Most interesting is the fact that only 13 passengers have ever purchased a Delta ticket with an NRA discount. Furthermore, Delta was not the only company to cease ties with the NRA in the wake of the Parkland, Florida shooting. Rather, companies like MetLife, First National Bank of Omaha, Hertz, and Enterprise, among others, have additionally implemented a similar policy. Yet, what differentiated Delta’s actions from these other companies was the legislative response from Georgia, who possessed both the leverage and the will to make a political statement — Delta serving as its example.
But the monetary consequences of Delta’s misstep do not end with Georgia. Rather, the political leadership in Florida is echoing plans to follow suit. Prominent state Representative Blaise Ingoglia of Florida stated that while “anyone can engage in political speech,… we have a duty to watch and make sure government money doesn’t underwrite it.”
In response to the increasing hostility of these states against Delta, other states, looking at the revenues that Delta could bring to their own states, have reached out to indicate that Delta is welcome to relocate their hub to their states. For example, Virginia’s Governor, Ralph Northam, expressed that Delta is “welcome here [in Virginia] any time.”
To illustrate the economic consequences of Delta’s change in policy, aside from possible outrage from over 5 million NRA members and the estimated 100 million gun owners in America, Delta would also lose a considerable amount of revenue should it be forced to move its headquarters to pursue a better tax policy deal elsewhere. In 2017, Delta estimated that in a 12-hour power loss at the Atlanta airport, it lost somewhere between $25 and $50 million. Should Delta be forced to relocate to Virginia or any other state due to hostile policies from Georgia, it’s largest American airport hub, that relocation would at the quickest, take one month. A conservative estimate is that this relocation would cost Delta $1.5 billion in lost revenue alone, not to mention the inconvenience this may cause for its customers and employees. Thus, at this point, it would not appear to be a wise economic maneuver for Delta to relocate its hub to Virginia or any other state.
However, this infeasibility of moving does indicate that there will likely be continued tensions between Georgia and Delta seeing that Delta does not appear to be reversing its NRA-position and neither do politicians appear to be altering their hard-line stance on punishing Delta for it.
These tensions come in the midst of escalating tensions between gun supporters and anti-NRA and anti-gun activists. Most recently, former Supreme Court Justice Paul Stevens announced that he supported a full repeal of the 2nd amendment, a statement that attracted much outrage from gun supporters and even moderates for greater gun control.

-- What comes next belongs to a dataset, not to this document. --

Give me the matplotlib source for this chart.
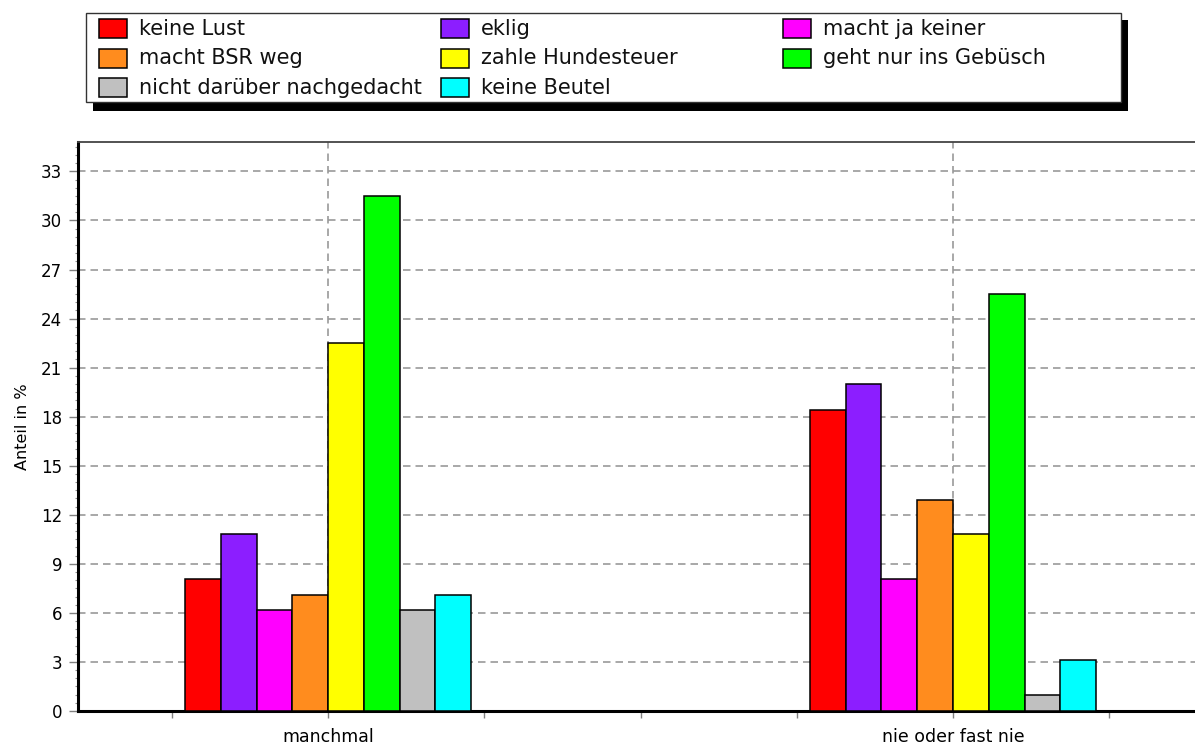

In response to this pushback on guns, the NRA has received three times the number of donations since the Parkland shooting. On the side of gun owners, at least, there appears to be unwavering support for the 2nd amendment.
Gun control, and an outright gun ban, has been a subject of debate in America for a long time. With every mass shooting or national tragedy, anti-gun activists once again launch a rallying cry for minimizing the presence of guns in America. But despite these calls, many others remain firm in their support of the 2nd amendment. While the Parkland shooting has produced an unprecedented corporate response, best demonstrated by Delta’s shift in policy, it is highly unlikely that this movement will change anything. Quite simply, Americans cling to their guns and nothing will change that soon.